What is required → Exclude the pictures, then repeat the remaining data exactly.
[START Material for this exercise]
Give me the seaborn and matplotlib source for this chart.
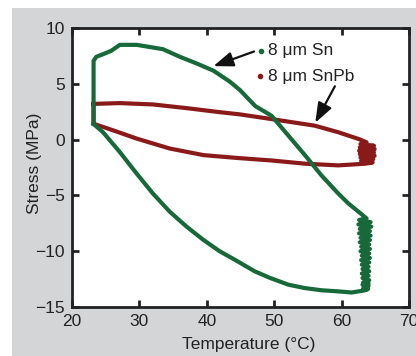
import numpy as np
import pandas as pd
import matplotlib
matplotlib.use('Agg')
import matplotlib.pyplot as plt
import seaborn as sns
from matplotlib.patches import Rectangle

# Sn loop (temperature in C, stress in MPa)
sn_temp = [23.2, 23.2, 23.6, 24.6, 25.8, 27.1, 29.6, 31.5, 33.5, 36.0, 38.5, 41.0, 43.4,
           44.9, 47.2, 49.6, 52.1, 54.6, 57.0, 59.5, 61.0, 62.5, 63.7,
           # noisy band at the hot end
           62.6, 64.3, 62.5, 64.4, 62.7, 64.2, 62.6, 64.3, 62.8, 64.2, 62.7, 64.1,
           62.9, 64.2, 62.8, 64.1, 63.0, 64.2, 62.9, 64.1, 63.0, 64.0, 63.1, 64.1,
           63.0, 64.0, 63.1, 64.1, 63.2, 64.0, 63.1, 64.0, 63.3, 63.9, 63.2, 63.9,
           63.5, 61.5, 59.5, 57.0, 54.5, 52.1, 49.4, 47.1, 44.4, 41.9, 39.5, 37.0,
           34.5, 32.0, 29.6, 27.1, 24.6, 23.2]
sn_stress = [1.4, 7.06, 7.42, 7.65, 7.95, 8.49, 8.49, 8.3, 8.1, 7.42, 6.82, 6.17, 5.2,
             4.45, 3.0, 2.14, 0.36, -1.42, -3.2, -4.83, -5.72, -6.46, -7.06,
             -7.2, -7.4, -7.6, -7.8, -8.0, -8.2, -8.4, -8.6, -8.8, -9.0, -9.2, -9.4,
             -9.6, -9.8, -10.0, -10.2, -10.4, -10.6, -10.8, -11.0, -11.2, -11.4, -11.6, -11.8,
             -12.0, -12.2, -12.4, -12.6, -12.8, -12.9, -13.0, -13.1, -13.2, -13.3, -13.35, -13.4,
             -13.5, -13.7, -13.6, -13.5, -13.3, -13.0, -12.4, -11.8, -10.85, -10.0, -8.99, -7.8,
             -6.46, -4.83, -3.05, -1.12, 0.66, 1.4]

# SnPb loop
snpb_temp = [23.2, 27.1, 32.0, 37.0, 41.9, 44.9, 49.6, 56.0, 59.5, 62.5, 63.7,
             # dense blob at the hot end
             62.8, 64.8, 62.7, 64.9, 62.6, 64.8, 62.7, 64.9, 62.8, 64.7, 62.9, 64.6,
             63.5, 59.5, 54.6, 49.6, 44.6, 39.5, 34.5, 29.6, 26.1, 23.2, 23.2]
snpb_stress = [3.2, 3.27, 3.15, 2.82, 2.46, 2.26, 1.84, 1.25, 0.66, 0.06, -0.24,
               -0.4, -0.55, -0.7, -0.85, -1.0, -1.15, -1.3, -1.45, -1.6, -1.75, -1.9, -2.05,
               -2.16, -2.31, -2.16, -1.87, -1.65, -1.39, -0.8, 0.09, 0.83, 1.42, 3.2]

sn = pd.DataFrame({'Temperature': sn_temp, 'Stress': sn_stress})
snpb = pd.DataFrame({'Temperature': snpb_temp, 'Stress': snpb_stress})

green = '#17693a'
red = '#8a1a1a'
ink = '#222222'

plt.rcParams['font.family'] = ['Liberation Sans', 'DejaVu Sans']
fig = plt.figure(figsize=(4.16, 3.56), dpi=100)
fig.patch.set_facecolor('white')
fig.patches.append(Rectangle((12 / 416, 0), 1, 1 - 8 / 356, transform=fig.transFigure,
                             facecolor='#d4d5d7', edgecolor='none', zorder=-5))
ax = fig.add_axes([72 / 416, 49 / 356, 337 / 416, 279 / 356])
ax.set_zorder(1)

sns.lineplot(data=snpb, x='Temperature', y='Stress', sort=False, color=red, lw=3.0,
             ax=ax, estimator=None)
sns.lineplot(data=sn, x='Temperature', y='Stress', sort=False, color=green, lw=3.0,
             ax=ax, estimator=None)

ax.set_xlim(20, 70)
ax.set_ylim(-15, 10)
ax.set_xticks([20, 30, 40, 50, 60, 70])
ax.set_yticks([-15, -10, -5, 0, 5, 10])
ax.set_yticklabels(['\u221215', '\u221210', '\u22125', '0', '5', '10'])
ax.tick_params(direction='in', top=True, right=True, length=5, width=2,
               labelsize=12.5, colors=ink, labelcolor=ink, pad=5)
for s in ax.spines.values():
    s.set_linewidth(2)
    s.set_color(ink)
ax.set_xlabel('Temperature (\u00b0C)', fontsize=12.5, color=ink)
ax.set_ylabel('Stress (MPa)', fontsize=12.5, color=ink)
ax.xaxis.set_label_coords(0.525, -0.108)
ax.yaxis.set_label_coords(-0.09, 0.516)

# labels with small dots and arrows
ax.plot([48.05], [7.98], 'o', color=green, ms=3)
ax.plot([47.9], [5.67], 'o', color=red, ms=3)
ax.text(49.1, 7.98, '8 \u03bcm Sn', fontsize=12.5, va='center', color=ink)
ax.text(49.1, 5.67, '8 \u03bcm SnPb', fontsize=12.5, va='center', color=ink)
arrow = dict(arrowstyle='-|>,head_length=1.2,head_width=0.45', color='#111111', lw=1.6)
ax.annotate('', xy=(40.6, 6.5), xytext=(47.4, 7.98), arrowprops=arrow)
ax.annotate('', xy=(55.9, 1.3), xytext=(59.2, 5.0), arrowprops=arrow)

fig.savefig('out.png', dpi=100, facecolor=fig.get_facecolor())
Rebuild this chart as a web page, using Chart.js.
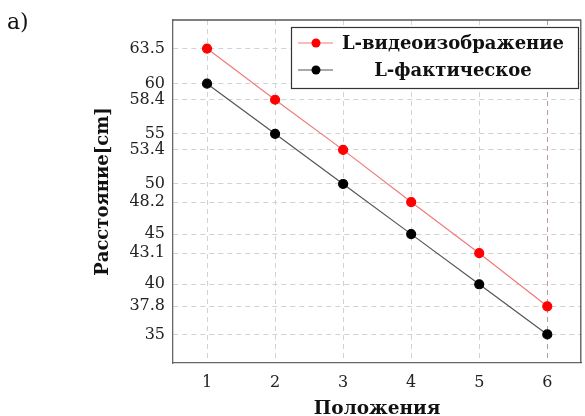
[END Material for this exercise]
Full solution →
Give me the seaborn and matplotlib source for this chart.
import numpy as np
import pandas as pd
import matplotlib
matplotlib.use('Agg')
import matplotlib.pyplot as plt
import seaborn as sns
from matplotlib.patches import Rectangle

# Sn loop (temperature in C, stress in MPa)
sn_temp = [23.2, 23.2, 23.6, 24.6, 25.8, 27.1, 29.6, 31.5, 33.5, 36.0, 38.5, 41.0, 43.4,
           44.9, 47.2, 49.6, 52.1, 54.6, 57.0, 59.5, 61.0, 62.5, 63.7,
           # noisy band at the hot end
           62.6, 64.3, 62.5, 64.4, 62.7, 64.2, 62.6, 64.3, 62.8, 64.2, 62.7, 64.1,
           62.9, 64.2, 62.8, 64.1, 63.0, 64.2, 62.9, 64.1, 63.0, 64.0, 63.1, 64.1,
           63.0, 64.0, 63.1, 64.1, 63.2, 64.0, 63.1, 64.0, 63.3, 63.9, 63.2, 63.9,
           63.5, 61.5, 59.5, 57.0, 54.5, 52.1, 49.4, 47.1, 44.4, 41.9, 39.5, 37.0,
           34.5, 32.0, 29.6, 27.1, 24.6, 23.2]
sn_stress = [1.4, 7.06, 7.42, 7.65, 7.95, 8.49, 8.49, 8.3, 8.1, 7.42, 6.82, 6.17, 5.2,
             4.45, 3.0, 2.14, 0.36, -1.42, -3.2, -4.83, -5.72, -6.46, -7.06,
             -7.2, -7.4, -7.6, -7.8, -8.0, -8.2, -8.4, -8.6, -8.8, -9.0, -9.2, -9.4,
             -9.6, -9.8, -10.0, -10.2, -10.4, -10.6, -10.8, -11.0, -11.2, -11.4, -11.6, -11.8,
             -12.0, -12.2, -12.4, -12.6, -12.8, -12.9, -13.0, -13.1, -13.2, -13.3, -13.35, -13.4,
             -13.5, -13.7, -13.6, -13.5, -13.3, -13.0, -12.4, -11.8, -10.85, -10.0, -8.99, -7.8,
             -6.46, -4.83, -3.05, -1.12, 0.66, 1.4]

# SnPb loop
snpb_temp = [23.2, 27.1, 32.0, 37.0, 41.9, 44.9, 49.6, 56.0, 59.5, 62.5, 63.7,
             # dense blob at the hot end
             62.8, 64.8, 62.7, 64.9, 62.6, 64.8, 62.7, 64.9, 62.8, 64.7, 62.9, 64.6,
             63.5, 59.5, 54.6, 49.6, 44.6, 39.5, 34.5, 29.6, 26.1, 23.2, 23.2]
snpb_stress = [3.2, 3.27, 3.15, 2.82, 2.46, 2.26, 1.84, 1.25, 0.66, 0.06, -0.24,
               -0.4, -0.55, -0.7, -0.85, -1.0, -1.15, -1.3, -1.45, -1.6, -1.75, -1.9, -2.05,
               -2.16, -2.31, -2.16, -1.87, -1.65, -1.39, -0.8, 0.09, 0.83, 1.42, 3.2]

sn = pd.DataFrame({'Temperature': sn_temp, 'Stress': sn_stress})
snpb = pd.DataFrame({'Temperature': snpb_temp, 'Stress': snpb_stress})

green = '#17693a'
red = '#8a1a1a'
ink = '#222222'

plt.rcParams['font.family'] = ['Liberation Sans', 'DejaVu Sans']
fig = plt.figure(figsize=(4.16, 3.56), dpi=100)
fig.patch.set_facecolor('white')
fig.patches.append(Rectangle((12 / 416, 0), 1, 1 - 8 / 356, transform=fig.transFigure,
                             facecolor='#d4d5d7', edgecolor='none', zorder=-5))
ax = fig.add_axes([72 / 416, 49 / 356, 337 / 416, 279 / 356])
ax.set_zorder(1)

sns.lineplot(data=snpb, x='Temperature', y='Stress', sort=False, color=red, lw=3.0,
             ax=ax, estimator=None)
sns.lineplot(data=sn, x='Temperature', y='Stress', sort=False, color=green, lw=3.0,
             ax=ax, estimator=None)

ax.set_xlim(20, 70)
ax.set_ylim(-15, 10)
ax.set_xticks([20, 30, 40, 50, 60, 70])
ax.set_yticks([-15, -10, -5, 0, 5, 10])
ax.set_yticklabels(['\u221215', '\u221210', '\u22125', '0', '5', '10'])
ax.tick_params(direction='in', top=True, right=True, length=5, width=2,
               labelsize=12.5, colors=ink, labelcolor=ink, pad=5)
for s in ax.spines.values():
    s.set_linewidth(2)
    s.set_color(ink)
ax.set_xlabel('Temperature (\u00b0C)', fontsize=12.5, color=ink)
ax.set_ylabel('Stress (MPa)', fontsize=12.5, color=ink)
ax.xaxis.set_label_coords(0.525, -0.108)
ax.yaxis.set_label_coords(-0.09, 0.516)

# labels with small dots and arrows
ax.plot([48.05], [7.98], 'o', color=green, ms=3)
ax.plot([47.9], [5.67], 'o', color=red, ms=3)
ax.text(49.1, 7.98, '8 \u03bcm Sn', fontsize=12.5, va='center', color=ink)
ax.text(49.1, 5.67, '8 \u03bcm SnPb', fontsize=12.5, va='center', color=ink)
arrow = dict(arrowstyle='-|>,head_length=1.2,head_width=0.45', color='#111111', lw=1.6)
ax.annotate('', xy=(40.6, 6.5), xytext=(47.4, 7.98), arrowprops=arrow)
ax.annotate('', xy=(55.9, 1.3), xytext=(59.2, 5.0), arrowprops=arrow)

fig.savefig('out.png', dpi=100, facecolor=fig.get_facecolor())
Rebuild this chart as a web page, using Chart.js.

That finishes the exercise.